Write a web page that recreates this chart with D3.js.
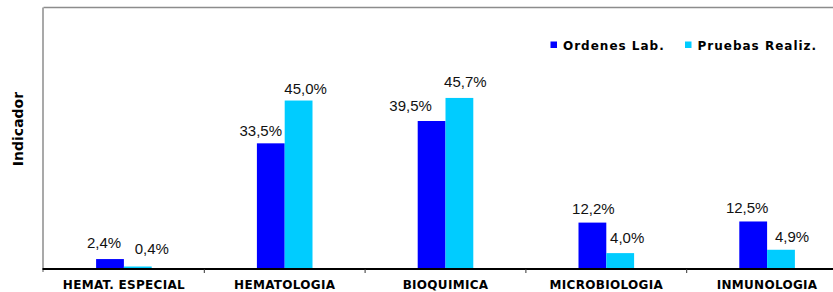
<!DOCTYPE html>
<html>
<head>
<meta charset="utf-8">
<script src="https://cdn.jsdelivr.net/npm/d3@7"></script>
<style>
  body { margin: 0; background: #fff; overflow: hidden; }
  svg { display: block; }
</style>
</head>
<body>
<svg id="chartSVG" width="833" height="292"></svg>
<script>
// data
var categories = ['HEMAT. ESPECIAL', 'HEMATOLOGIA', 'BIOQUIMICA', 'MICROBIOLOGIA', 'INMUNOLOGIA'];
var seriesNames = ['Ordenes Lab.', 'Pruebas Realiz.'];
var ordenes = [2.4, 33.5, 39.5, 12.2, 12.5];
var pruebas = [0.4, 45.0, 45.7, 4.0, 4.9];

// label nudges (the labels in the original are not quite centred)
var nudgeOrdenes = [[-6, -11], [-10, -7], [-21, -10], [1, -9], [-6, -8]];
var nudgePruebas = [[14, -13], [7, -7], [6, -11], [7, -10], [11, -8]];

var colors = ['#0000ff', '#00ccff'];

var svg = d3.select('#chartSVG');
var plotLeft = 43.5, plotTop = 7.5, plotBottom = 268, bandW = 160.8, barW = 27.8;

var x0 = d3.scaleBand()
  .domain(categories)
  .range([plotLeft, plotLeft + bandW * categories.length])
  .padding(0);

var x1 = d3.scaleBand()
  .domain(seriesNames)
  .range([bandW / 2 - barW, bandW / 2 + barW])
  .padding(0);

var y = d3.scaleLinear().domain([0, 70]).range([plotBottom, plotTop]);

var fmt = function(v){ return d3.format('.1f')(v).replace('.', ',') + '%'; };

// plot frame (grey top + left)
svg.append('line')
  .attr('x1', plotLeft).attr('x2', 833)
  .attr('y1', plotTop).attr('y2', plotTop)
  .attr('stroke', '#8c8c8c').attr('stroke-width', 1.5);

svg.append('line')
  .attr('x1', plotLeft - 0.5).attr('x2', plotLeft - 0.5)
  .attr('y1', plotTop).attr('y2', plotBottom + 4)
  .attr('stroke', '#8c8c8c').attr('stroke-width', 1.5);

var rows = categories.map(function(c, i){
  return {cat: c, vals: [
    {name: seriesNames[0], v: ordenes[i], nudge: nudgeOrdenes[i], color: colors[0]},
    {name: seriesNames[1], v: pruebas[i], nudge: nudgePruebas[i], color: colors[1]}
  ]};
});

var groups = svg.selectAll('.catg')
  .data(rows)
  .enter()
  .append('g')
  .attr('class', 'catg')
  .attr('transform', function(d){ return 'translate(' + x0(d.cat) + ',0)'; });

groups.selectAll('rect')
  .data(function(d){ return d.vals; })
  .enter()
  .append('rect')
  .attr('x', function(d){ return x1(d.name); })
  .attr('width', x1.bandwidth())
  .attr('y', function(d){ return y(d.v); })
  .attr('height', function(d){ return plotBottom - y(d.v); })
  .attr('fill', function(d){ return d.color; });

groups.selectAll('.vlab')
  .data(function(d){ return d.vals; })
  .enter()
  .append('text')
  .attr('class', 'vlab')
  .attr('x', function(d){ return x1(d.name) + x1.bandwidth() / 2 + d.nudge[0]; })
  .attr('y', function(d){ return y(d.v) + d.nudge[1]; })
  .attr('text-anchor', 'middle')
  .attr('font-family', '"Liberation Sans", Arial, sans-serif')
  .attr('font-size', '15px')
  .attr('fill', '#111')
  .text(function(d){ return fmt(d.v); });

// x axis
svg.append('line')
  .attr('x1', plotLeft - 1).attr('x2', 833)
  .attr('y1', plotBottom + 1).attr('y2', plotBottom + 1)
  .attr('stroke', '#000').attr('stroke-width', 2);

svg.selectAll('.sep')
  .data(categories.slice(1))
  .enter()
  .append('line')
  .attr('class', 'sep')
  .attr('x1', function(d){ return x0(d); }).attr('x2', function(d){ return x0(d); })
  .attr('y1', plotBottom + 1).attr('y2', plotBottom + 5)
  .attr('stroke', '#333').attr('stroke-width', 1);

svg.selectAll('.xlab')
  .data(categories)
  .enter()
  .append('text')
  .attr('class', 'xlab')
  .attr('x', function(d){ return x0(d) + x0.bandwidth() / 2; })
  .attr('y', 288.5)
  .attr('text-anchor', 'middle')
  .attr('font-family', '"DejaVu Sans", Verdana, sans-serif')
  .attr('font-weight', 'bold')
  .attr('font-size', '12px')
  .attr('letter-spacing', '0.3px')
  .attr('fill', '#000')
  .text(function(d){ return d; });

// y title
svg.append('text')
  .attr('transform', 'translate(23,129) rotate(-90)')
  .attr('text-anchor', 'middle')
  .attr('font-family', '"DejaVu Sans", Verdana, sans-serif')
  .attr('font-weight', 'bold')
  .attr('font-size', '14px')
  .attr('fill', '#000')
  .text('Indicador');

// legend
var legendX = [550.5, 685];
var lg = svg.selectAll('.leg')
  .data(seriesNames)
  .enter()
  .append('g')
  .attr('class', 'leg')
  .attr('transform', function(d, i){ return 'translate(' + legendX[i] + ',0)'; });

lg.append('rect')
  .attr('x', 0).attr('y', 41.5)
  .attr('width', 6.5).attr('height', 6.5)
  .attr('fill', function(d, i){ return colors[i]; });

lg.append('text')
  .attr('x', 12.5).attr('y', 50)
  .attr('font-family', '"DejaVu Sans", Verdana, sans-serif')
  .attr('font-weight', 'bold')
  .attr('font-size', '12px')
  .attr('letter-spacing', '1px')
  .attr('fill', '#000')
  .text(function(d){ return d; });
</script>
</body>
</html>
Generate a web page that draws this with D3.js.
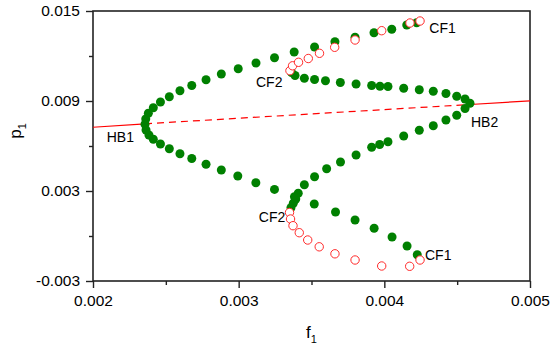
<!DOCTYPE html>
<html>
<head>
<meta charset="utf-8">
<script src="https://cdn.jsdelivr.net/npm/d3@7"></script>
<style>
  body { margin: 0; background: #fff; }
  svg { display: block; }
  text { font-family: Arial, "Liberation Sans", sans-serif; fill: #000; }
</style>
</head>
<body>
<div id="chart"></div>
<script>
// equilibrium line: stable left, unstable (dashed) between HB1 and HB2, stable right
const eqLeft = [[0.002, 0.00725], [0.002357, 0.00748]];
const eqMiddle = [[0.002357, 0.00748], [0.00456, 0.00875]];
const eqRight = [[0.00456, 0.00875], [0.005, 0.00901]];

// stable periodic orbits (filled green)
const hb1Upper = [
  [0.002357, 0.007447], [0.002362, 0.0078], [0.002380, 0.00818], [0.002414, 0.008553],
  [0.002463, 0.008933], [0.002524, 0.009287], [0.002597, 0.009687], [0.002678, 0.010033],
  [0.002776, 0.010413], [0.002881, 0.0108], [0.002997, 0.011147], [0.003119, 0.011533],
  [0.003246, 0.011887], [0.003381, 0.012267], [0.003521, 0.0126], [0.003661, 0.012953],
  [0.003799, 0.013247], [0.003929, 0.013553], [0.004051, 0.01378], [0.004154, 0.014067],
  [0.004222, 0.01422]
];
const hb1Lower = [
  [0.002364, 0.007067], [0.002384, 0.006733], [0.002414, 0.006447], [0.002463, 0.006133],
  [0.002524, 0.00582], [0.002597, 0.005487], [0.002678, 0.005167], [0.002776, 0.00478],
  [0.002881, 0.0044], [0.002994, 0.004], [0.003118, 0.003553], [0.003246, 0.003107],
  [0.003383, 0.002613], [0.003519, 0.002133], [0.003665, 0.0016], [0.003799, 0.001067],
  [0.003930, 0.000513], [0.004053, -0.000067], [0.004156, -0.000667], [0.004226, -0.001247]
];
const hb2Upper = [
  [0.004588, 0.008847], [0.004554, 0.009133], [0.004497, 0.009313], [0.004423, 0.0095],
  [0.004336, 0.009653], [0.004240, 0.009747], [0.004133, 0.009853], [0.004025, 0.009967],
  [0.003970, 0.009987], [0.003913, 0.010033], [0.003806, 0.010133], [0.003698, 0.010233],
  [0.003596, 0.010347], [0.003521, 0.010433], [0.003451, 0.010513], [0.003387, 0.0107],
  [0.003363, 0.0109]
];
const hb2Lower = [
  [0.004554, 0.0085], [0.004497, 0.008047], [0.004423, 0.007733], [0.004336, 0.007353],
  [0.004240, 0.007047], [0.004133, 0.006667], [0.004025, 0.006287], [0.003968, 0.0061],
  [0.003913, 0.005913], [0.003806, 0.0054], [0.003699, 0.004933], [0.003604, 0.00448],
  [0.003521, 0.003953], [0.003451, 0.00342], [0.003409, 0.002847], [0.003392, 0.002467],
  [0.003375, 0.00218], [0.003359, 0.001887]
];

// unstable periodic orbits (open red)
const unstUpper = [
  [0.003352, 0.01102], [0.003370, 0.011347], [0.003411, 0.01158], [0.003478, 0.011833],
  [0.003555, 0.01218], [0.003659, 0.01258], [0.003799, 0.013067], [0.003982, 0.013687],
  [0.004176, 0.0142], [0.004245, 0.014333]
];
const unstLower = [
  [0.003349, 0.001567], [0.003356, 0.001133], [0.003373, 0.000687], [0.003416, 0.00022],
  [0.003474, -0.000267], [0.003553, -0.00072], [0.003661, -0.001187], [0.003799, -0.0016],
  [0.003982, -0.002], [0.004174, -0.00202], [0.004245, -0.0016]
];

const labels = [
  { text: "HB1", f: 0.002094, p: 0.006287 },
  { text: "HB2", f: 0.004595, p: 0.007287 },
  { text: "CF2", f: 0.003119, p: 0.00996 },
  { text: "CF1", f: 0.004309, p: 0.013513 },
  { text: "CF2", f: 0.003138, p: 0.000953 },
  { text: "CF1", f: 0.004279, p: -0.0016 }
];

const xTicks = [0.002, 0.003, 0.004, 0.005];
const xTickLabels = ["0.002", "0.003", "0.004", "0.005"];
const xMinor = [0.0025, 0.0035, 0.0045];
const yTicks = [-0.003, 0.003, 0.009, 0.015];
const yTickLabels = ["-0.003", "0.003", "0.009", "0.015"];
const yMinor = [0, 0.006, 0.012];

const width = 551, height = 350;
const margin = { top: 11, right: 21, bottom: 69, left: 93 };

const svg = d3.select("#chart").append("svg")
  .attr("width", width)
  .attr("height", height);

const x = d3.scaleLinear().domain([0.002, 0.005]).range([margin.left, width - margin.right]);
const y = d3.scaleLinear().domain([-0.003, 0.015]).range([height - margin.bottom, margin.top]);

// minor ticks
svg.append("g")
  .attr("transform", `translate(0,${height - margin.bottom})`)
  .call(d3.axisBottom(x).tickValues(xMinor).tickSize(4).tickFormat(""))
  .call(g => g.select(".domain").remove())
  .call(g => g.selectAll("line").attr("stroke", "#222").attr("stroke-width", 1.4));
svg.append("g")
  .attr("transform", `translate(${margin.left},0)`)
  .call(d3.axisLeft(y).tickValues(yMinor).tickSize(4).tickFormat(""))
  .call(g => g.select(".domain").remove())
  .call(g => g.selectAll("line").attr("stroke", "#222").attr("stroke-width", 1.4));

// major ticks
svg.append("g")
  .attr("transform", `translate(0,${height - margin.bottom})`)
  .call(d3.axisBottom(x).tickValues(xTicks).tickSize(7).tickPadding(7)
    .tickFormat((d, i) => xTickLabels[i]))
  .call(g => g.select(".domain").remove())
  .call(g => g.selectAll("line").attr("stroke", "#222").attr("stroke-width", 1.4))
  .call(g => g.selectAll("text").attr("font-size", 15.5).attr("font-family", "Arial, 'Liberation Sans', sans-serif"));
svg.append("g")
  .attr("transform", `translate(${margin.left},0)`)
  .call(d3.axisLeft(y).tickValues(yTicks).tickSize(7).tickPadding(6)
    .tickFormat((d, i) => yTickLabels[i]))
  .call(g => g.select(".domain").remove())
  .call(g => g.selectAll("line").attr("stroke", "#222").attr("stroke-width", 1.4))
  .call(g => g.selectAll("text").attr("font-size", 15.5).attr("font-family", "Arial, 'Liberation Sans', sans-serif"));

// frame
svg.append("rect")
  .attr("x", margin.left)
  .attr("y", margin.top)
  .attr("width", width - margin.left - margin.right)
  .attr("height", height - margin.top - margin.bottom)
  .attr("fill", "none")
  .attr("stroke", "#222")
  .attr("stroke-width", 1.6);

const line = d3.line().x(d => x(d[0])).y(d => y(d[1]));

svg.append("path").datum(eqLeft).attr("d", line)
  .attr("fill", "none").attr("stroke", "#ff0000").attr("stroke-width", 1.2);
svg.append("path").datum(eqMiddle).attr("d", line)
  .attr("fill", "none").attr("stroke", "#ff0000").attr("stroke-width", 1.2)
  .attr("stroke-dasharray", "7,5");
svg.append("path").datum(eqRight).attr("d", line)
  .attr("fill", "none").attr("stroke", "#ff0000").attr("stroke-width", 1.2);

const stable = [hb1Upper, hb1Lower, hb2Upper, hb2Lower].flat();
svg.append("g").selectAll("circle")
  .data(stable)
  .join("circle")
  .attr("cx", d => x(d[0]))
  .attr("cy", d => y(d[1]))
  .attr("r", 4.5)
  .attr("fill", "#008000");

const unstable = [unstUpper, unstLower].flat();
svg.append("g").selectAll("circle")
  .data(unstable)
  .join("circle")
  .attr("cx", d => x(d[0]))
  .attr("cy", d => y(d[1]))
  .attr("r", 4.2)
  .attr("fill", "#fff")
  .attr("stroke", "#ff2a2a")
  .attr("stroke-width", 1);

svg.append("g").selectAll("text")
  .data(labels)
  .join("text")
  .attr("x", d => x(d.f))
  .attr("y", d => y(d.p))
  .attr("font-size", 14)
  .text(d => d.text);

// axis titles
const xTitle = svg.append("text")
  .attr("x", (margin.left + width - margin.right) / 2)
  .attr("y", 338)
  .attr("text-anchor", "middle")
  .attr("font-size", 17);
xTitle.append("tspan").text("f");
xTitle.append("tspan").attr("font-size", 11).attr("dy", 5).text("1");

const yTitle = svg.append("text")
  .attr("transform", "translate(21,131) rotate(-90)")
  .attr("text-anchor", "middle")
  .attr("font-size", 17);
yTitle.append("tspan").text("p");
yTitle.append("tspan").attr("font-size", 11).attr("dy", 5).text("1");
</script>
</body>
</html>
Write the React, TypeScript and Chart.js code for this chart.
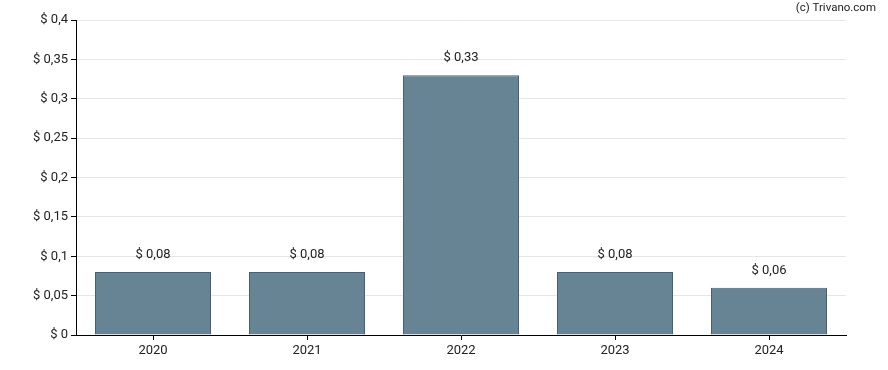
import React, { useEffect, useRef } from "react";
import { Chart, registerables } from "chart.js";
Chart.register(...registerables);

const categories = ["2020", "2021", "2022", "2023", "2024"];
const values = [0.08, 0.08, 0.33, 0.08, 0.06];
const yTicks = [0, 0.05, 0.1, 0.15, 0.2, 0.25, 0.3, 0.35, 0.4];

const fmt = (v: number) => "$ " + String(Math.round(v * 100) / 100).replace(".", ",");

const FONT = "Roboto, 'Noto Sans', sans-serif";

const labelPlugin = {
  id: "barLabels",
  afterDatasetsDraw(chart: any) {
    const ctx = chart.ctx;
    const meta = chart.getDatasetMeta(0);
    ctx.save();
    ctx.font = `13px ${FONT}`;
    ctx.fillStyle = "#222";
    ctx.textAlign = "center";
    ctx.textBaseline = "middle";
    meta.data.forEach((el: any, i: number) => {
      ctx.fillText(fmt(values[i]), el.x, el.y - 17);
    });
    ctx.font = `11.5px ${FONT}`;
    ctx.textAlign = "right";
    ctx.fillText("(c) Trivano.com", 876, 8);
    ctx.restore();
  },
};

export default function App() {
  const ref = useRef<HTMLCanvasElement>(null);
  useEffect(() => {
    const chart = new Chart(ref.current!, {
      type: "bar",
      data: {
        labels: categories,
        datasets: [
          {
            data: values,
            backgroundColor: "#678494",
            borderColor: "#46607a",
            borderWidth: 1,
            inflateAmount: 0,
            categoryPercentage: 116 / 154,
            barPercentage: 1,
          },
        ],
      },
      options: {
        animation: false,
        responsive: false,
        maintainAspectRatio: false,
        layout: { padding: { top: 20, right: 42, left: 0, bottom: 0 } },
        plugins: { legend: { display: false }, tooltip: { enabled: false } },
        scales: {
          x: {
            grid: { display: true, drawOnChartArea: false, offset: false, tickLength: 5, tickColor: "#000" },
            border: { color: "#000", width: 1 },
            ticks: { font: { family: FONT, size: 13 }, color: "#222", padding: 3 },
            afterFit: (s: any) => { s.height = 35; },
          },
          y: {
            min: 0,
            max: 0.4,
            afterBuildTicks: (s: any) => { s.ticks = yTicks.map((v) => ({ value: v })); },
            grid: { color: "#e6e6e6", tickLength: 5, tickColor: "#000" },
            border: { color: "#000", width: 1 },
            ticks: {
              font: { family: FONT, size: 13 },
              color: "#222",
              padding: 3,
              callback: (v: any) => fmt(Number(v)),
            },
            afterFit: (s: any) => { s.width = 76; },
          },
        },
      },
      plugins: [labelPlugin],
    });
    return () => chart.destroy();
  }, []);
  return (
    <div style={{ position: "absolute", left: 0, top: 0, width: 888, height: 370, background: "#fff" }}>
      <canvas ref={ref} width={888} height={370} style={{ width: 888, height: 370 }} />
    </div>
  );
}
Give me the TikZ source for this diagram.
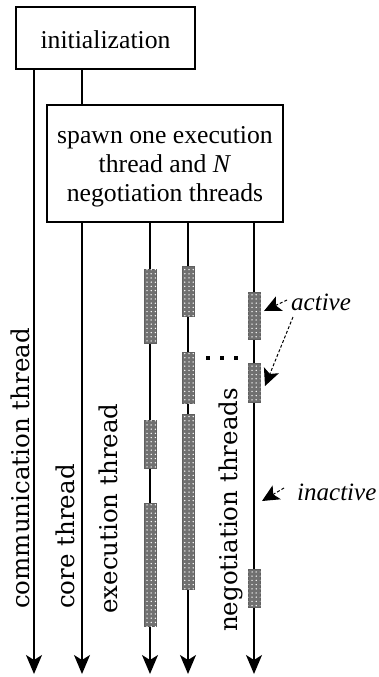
★ ★ ★ ★ ★ ★ ★
- [DO THIS]: Restate the data word for word from its first line through the line with "var pruebas = [0.4, 45.0, 45.7, 4.0, 4.9];", leaving out any picture along the way.

- [SOLUTION TO THE PROBLEM]:
Write a web page that recreates this chart with D3.js.
<!DOCTYPE html>
<html>
<head>
<meta charset="utf-8">
<script src="https://cdn.jsdelivr.net/npm/d3@7"></script>
<style>
  body { margin: 0; background: #fff; overflow: hidden; }
  svg { display: block; }
</style>
</head>
<body>
<svg id="chartSVG" width="833" height="292"></svg>
<script>
// data
var categories = ['HEMAT. ESPECIAL', 'HEMATOLOGIA', 'BIOQUIMICA', 'MICROBIOLOGIA', 'INMUNOLOGIA'];
var seriesNames = ['Ordenes Lab.', 'Pruebas Realiz.'];
var ordenes = [2.4, 33.5, 39.5, 12.2, 12.5];
var pruebas = [0.4, 45.0, 45.7, 4.0, 4.9];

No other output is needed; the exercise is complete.